For a couple more days, at least. I see a dietician Thursday and hope she can provide me with good direction and advice. I know what I’m eating is not nutritious and not a long-term solution. But I hope there’s a way to get adequate nutrition and stick with the diet long enough to sort out what my food triggers are.

Because much of the RPAH/Failsafe diet information is anecdotal, I don’t know how much stock to put in this, but there are a couple factors that make me think I just need to keep at it. Some people report being on the diet six months to a year before they can test foods without exacerbating their symptoms. No one uses this word, but I think of it as a detox — it takes a certain amount of time to reduce the buildup of food chemicals in the body enough to introduce them again without causing a flareup. Also, some people, especially those with chronic fatigue symptoms or chronic pain according to the Failsafe WordPress blog, are “super-responders” and have to eliminate all vegetables. Though migraine and headaches are my primary symptom, fatigue has actually been more limiting in the last year.

From your comments and emails, I know many of you find this useful. I hope I’m not boring the rest of you to tears. Maybe my next post will be about something other than diet. I’d certainly appreciate thinking about something else.

6 thoughts on “Dietary Ups & Downs”

  1. Good description! I am doing the Low Histamine elimination diet and, when the headaches come, the pain feels thinner. The only way I can describe it. I feel a heck of a lot better ALL the time. I don’t miss the foods I can’t have, but it is rough at times planning meals. Good luck!

  2. I’m very interested in diet and migraine, thank you for writing about your experience. I think it often gets over simplified and then over looked in treatment. My chronic migraines are pretty intractable, but figuring out that I was sensitive to glutamate has been really important in reducing the severity of the headaches. Its so hard to be strict about diet, in part inconsistency of the trigger effect so the causal relationship isn’t always strong. If there are few other triggers in 24 hours then maybe the soy sauce is okay… but maybe not… my husband once yelled loudly at me after I admitted to eating onion/sour cream flavored chex mix (eg a msg bomb) at a party “There is no safe chex mix!!” which I try to remember as a mantra when I am tempted to fall off the wagon with a possible trigger food. Anyway- good luck with your dietary changes and I hope that your migraine situation improves.

  3. Wow, sorry to hear about the continued headache, especially as it started with something so seemingly mild as iceberg lettuce!!! I’ve been suspicious of romaine lettuce; haven’t tried iceberg. May just give up all lettuces for the time being.
    By the way, I’m delighted when you write about diet as I’m similarly determined (obsessed) with getting to the root of my migraines and am convinced that leaky gut/intolerances are a huge factor.

    Ann

  4. Good luck! I did a different elimination diet and it took six weeks for my system to be clear enough to challenge anything successfully because doing so required 3 headache-free days. It’s been really worth it. Also, over the six months I’ve been on this diet I’ve grown less sensitive to all of my triggers, so now even foods that appeared to be triggers in the early months can now be consumed without a problem.
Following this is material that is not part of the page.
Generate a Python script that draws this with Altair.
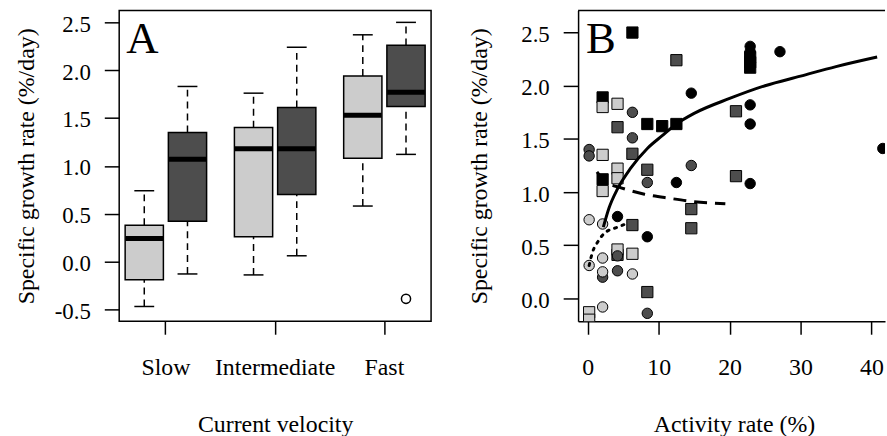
import altair as alt
import pandas as pd

FONT = "Liberation Serif"
LIGHT, DARK, BLACK = "#cccccc", "#4d4d4d", "#000000"

# ---------------- Panel A: box-plot summaries ----------------
velocity = ["Slow", "Slow", "Intermediate", "Intermediate", "Fast", "Fast"]
group = ["light", "dark", "light", "dark", "light", "dark"]
whisker_low = [-0.47, -0.13, -0.14, 0.06, 0.58, 1.12]
q1 = [-0.19, 0.42, 0.26, 0.70, 1.08, 1.62]
median = [0.24, 1.07, 1.18, 1.18, 1.53, 1.77]
q3 = [0.38, 1.35, 1.40, 1.61, 1.94, 2.26]
whisker_high = [0.74, 1.83, 1.76, 2.24, 2.37, 2.50]
outlier_velocity = ["Fast"]
outlier_group = ["dark"]
outlier_value = [-0.39]
velocity_order = ["Slow", "Intermediate", "Fast"]

# ---------------- Panel B: points ----------------
sq_x = [6.3, 2.1, 8.4, 10.5, 12.5, 2.1, 22.9, 22.9, 22.9,
        12.5, 4.2, 6.3, 8.4, 20.9, 20.9, 14.6, 14.6, 6.3, 4.2, 8.4,
        2.1, 4.2, 2.1, 4.2, 4.2, 2.1, 6.3, 4.2, 0.2, 0.2]
sq_y = [2.50, 1.89, 1.64, 1.62, 1.64, 1.12, 2.27, 2.22, 2.17,
        2.24, 1.61, 1.36, 1.21, 1.76, 1.15, 0.84, 0.66, 0.69, 0.41, 0.06,
        1.80, 1.83, 1.35, 1.22, 1.13, 1.01, 0.42, 0.46, -0.13, -0.20]
sq_v = ["Fast"] * 9 + ["Intermediate"] * 11 + ["Slow"] * 10

ci_x = [14.6, 27.1, 22.9, 22.9, 22.9, 22.9, 22.9, 12.5, 4.2, 8.4, 41.6,
        6.3, 6.3, 14.6, 8.4, 0.2, 0.2, 4.2, 4.2, 2.1, 8.4,
        0.2, 2.1, 0.2, 2.1, 2.1, 6.3, 2.1]
ci_y = [1.93, 2.32, 2.37, 2.32, 1.82, 1.64, 1.08, 1.09, 0.77, 0.58, 1.41,
        1.75, 1.51, 1.25, 1.09, 1.40, 1.34, 0.40, 0.26, 0.20, -0.14,
        0.74, 0.70, 0.31, 0.38, 0.25, 0.23, -0.08]
ci_v = ["Fast"] * 11 + ["Intermediate"] * 10 + ["Slow"] * 7

# fitted curves
fast_x = [2.2, 3.0, 4.2, 6.0, 8.4, 10.5, 12.5, 15.0, 20.0, 25.0, 30.0, 35.0, 40.8]
fast_y = [0.67, 0.85, 1.03, 1.22, 1.41, 1.53, 1.64, 1.74, 1.88, 2.00, 2.09, 2.18, 2.27]
inter_x = [1.3, 2.0, 3.0, 4.7, 8.0, 11.7, 15.0, 19.4]
inter_y = [1.19, 1.13, 1.08, 1.04, 0.98, 0.94, 0.91, 0.89]
slow_x = [0.2, 0.7, 1.4, 2.3, 4.2, 5.8]
slow_y = [0.31, 0.44, 0.53, 0.61, 0.67, 0.71]

W_A, H = 314, 313
W_B = 309

neg_fmt = "datum.value < 0 ? '-' + format(-datum.value, '.1f') : format(datum.value, '.1f')"

# ---------------- build panel A ----------------
box_df = pd.DataFrame(dict(velocity=velocity, group=group, lo=whisker_low,
                           q1=q1, med=median, q3=q3, hi=whisker_high))
out_df = pd.DataFrame(dict(velocity=outlier_velocity, group=outlier_group, val=outlier_value))

xA = alt.X("velocity:N", sort=velocity_order,
           scale=alt.Scale(domain=velocity_order, paddingInner=0.2545, paddingOuter=0.0545),
           axis=alt.Axis(title="Current velocity", labelAngle=0, tickSize=13,
                         labelPadding=22, domain=False, minExtent=57, maxExtent=57,
                         titlePadding=35, labelFontSize=24))
xoffA = alt.XOffset("group:N", sort=["light", "dark"],
                    scale=alt.Scale(domain=["light", "dark"], paddingInner=0.115, paddingOuter=0))
yscaleA = alt.Scale(domain=[-0.625, 2.625], nice=False, zero=False)
yaxisA = alt.Axis(title="Specific growth rate (%/day)", values=[-0.5, 0, 0.5, 1, 1.5, 2, 2.5],
                  labelExpr=neg_fmt, tickSize=15, labelPadding=14, domain=False,
                  minExtent=66, maxExtent=66, titlePadding=15, labelOffset=2)

baseA = alt.Chart(box_df)
boxes = baseA.mark_bar(stroke=BLACK, strokeWidth=1.5, opacity=1).encode(
    x=xA, xOffset=xoffA,
    y=alt.Y("q1:Q", scale=yscaleA, axis=yaxisA), y2="q3:Q",
    color=alt.Color("group:N", scale=alt.Scale(domain=["light", "dark"], range=[LIGHT, DARK]), legend=None),
)
wlow = baseA.mark_rule(color=BLACK, strokeWidth=1.5, strokeDash=[7, 5]).encode(
    x=xA, xOffset=xoffA, y=alt.Y("lo:Q", scale=yscaleA), y2="q1:Q")
whigh = baseA.mark_rule(color=BLACK, strokeWidth=1.5, strokeDash=[7, 5]).encode(
    x=xA, xOffset=xoffA, y=alt.Y("q3:Q", scale=yscaleA), y2="hi:Q")
cap_lo = baseA.mark_tick(color=BLACK, size=20, thickness=1.5, orient="horizontal", opacity=1).encode(
    x=xA, xOffset=xoffA, y=alt.Y("lo:Q", scale=yscaleA))
cap_hi = baseA.mark_tick(color=BLACK, size=20, thickness=1.5, orient="horizontal", opacity=1).encode(
    x=xA, xOffset=xoffA, y=alt.Y("hi:Q", scale=yscaleA))
med = baseA.mark_tick(color=BLACK, size=38, thickness=5, orient="horizontal", opacity=1).encode(
    x=xA, xOffset=xoffA, y=alt.Y("med:Q", scale=yscaleA))
outl = alt.Chart(out_df).mark_point(shape="circle", filled=False, size=85, stroke=BLACK,
                                    strokeWidth=1.5, opacity=1).encode(
    x=xA, xOffset=xoffA, y=alt.Y("val:Q", scale=yscaleA))
labA = alt.Chart(pd.DataFrame({"t": ["A"]})).mark_text(
    font=FONT, fontSize=45, align="left", baseline="alphabetic", color=BLACK).encode(
    text="t:N", x=alt.value(7), y=alt.value(43))

panelA = alt.layer(wlow, whigh, cap_lo, cap_hi, boxes, med, outl, labA).properties(
    width=W_A, height=H, view=alt.ViewBackground(stroke=BLACK, strokeWidth=1.5))

# ---------------- build panel B ----------------
sq_df = pd.DataFrame(dict(x=sq_x, y=sq_y, v=sq_v))
ci_df = pd.DataFrame(dict(x=ci_x, y=ci_y, v=ci_v))
xscaleB = alt.Scale(domain=[-1.358, 41.91], nice=False, zero=False)
yscaleB = alt.Scale(domain=[-0.215, 2.708], nice=False, zero=False)
xaxisB = alt.Axis(title="Activity rate (%)", values=[0, 10, 20, 30, 40], format="d",
                  tickSize=13, labelPadding=22, domain=True, minExtent=57, maxExtent=57,
                  titlePadding=35, titleX=157, labelFontSize=24)
yaxisB = alt.Axis(title="Specific growth rate (%/day)", values=[0, 0.5, 1, 1.5, 2, 2.5],
                  labelExpr=neg_fmt, tickSize=15, labelPadding=14, domain=True,
                  minExtent=60, maxExtent=60, titlePadding=27, labelOffset=2)
colB = alt.Color("v:N", scale=alt.Scale(domain=["Slow", "Intermediate", "Fast"],
                                        range=[LIGHT, DARK, BLACK]), legend=None)

squares = alt.Chart(sq_df).mark_square(size=128, stroke=BLACK, strokeWidth=1, opacity=1, clip=True).encode(
    x=alt.X("x:Q", scale=xscaleB, axis=xaxisB),
    y=alt.Y("y:Q", scale=yscaleB, axis=yaxisB),
    color=colB)
circles = alt.Chart(ci_df).mark_circle(size=110, stroke=BLACK, strokeWidth=1, opacity=1, clip=True).encode(
    x=alt.X("x:Q", scale=xscaleB), y=alt.Y("y:Q", scale=yscaleB), color=colB)

fast_line = alt.Chart(pd.DataFrame(dict(x=fast_x, y=fast_y))).mark_line(
    color=BLACK, strokeWidth=3, interpolate="monotone", clip=True).encode(
    x=alt.X("x:Q", scale=xscaleB), y=alt.Y("y:Q", scale=yscaleB))
inter_line = alt.Chart(pd.DataFrame(dict(x=inter_x, y=inter_y))).mark_line(
    color=BLACK, strokeWidth=3, strokeDash=[13, 8], interpolate="monotone", clip=True).encode(
    x=alt.X("x:Q", scale=xscaleB), y=alt.Y("y:Q", scale=yscaleB))
slow_line = alt.Chart(pd.DataFrame(dict(x=slow_x, y=slow_y))).mark_line(
    color=BLACK, strokeWidth=3, strokeDash=[2, 6], strokeCap="round", interpolate="monotone", clip=True).encode(
    x=alt.X("x:Q", scale=xscaleB), y=alt.Y("y:Q", scale=yscaleB))

top_border = alt.Chart(pd.DataFrame({"t": [0]})).mark_rule(color=BLACK, strokeWidth=1.5).encode(
    x=alt.value(0), x2=alt.value(W_B), y=alt.value(0))
labB = alt.Chart(pd.DataFrame({"t": ["B"]})).mark_text(
    font=FONT, fontSize=45, align="left", baseline="alphabetic", color=BLACK).encode(
    text="t:N", x=alt.value(8), y=alt.value(43))

panelB = alt.layer(squares, circles, fast_line, inter_line, slow_line, top_border, labB).properties(
    width=W_B, height=H, view=alt.ViewBackground(stroke="transparent"))

chart = alt.hconcat(panelA, panelB, spacing=35).resolve_scale(
    color="independent"
).properties(
    padding={"left": 14, "top": 7, "right": 0, "bottom": 0},
    background="white",
).configure_axis(
    labelFont=FONT, titleFont=FONT, labelFontSize=23, titleFontSize=24,
    labelColor=BLACK, titleColor=BLACK, titleFontWeight="normal",
    tickColor=BLACK, tickWidth=1.5, domainColor=BLACK, domainWidth=1.5, grid=False,
)

chart.save("out.html", embed_options={"renderer": "svg", "actions": False})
    I hope you find similar success!

  5. When I removed dairy from my diet, I had to supplement with some sort of calcium. Low calcium/magnesium are a trigger for me. Not all supplements are created equal by any means. I use “Bone Strength” by New Chapter which is sourced from algae, not limestone. Also, it has a natural ratio of magnesium to calcium. They add D3 and K2 for proper absorption. Without sufficient K2, the calcium doesn’t deposit in the right places. It is expensive but worth it. I use very little by cutting a tablet in half and having one half in the AM and one in the PM. I drink Green Vibrance every morning and follow my “green rule” that is to have veggies at every meal pretty much without fail. Even so, I found that the veggies were not enough to give me the cal/mg that I needed.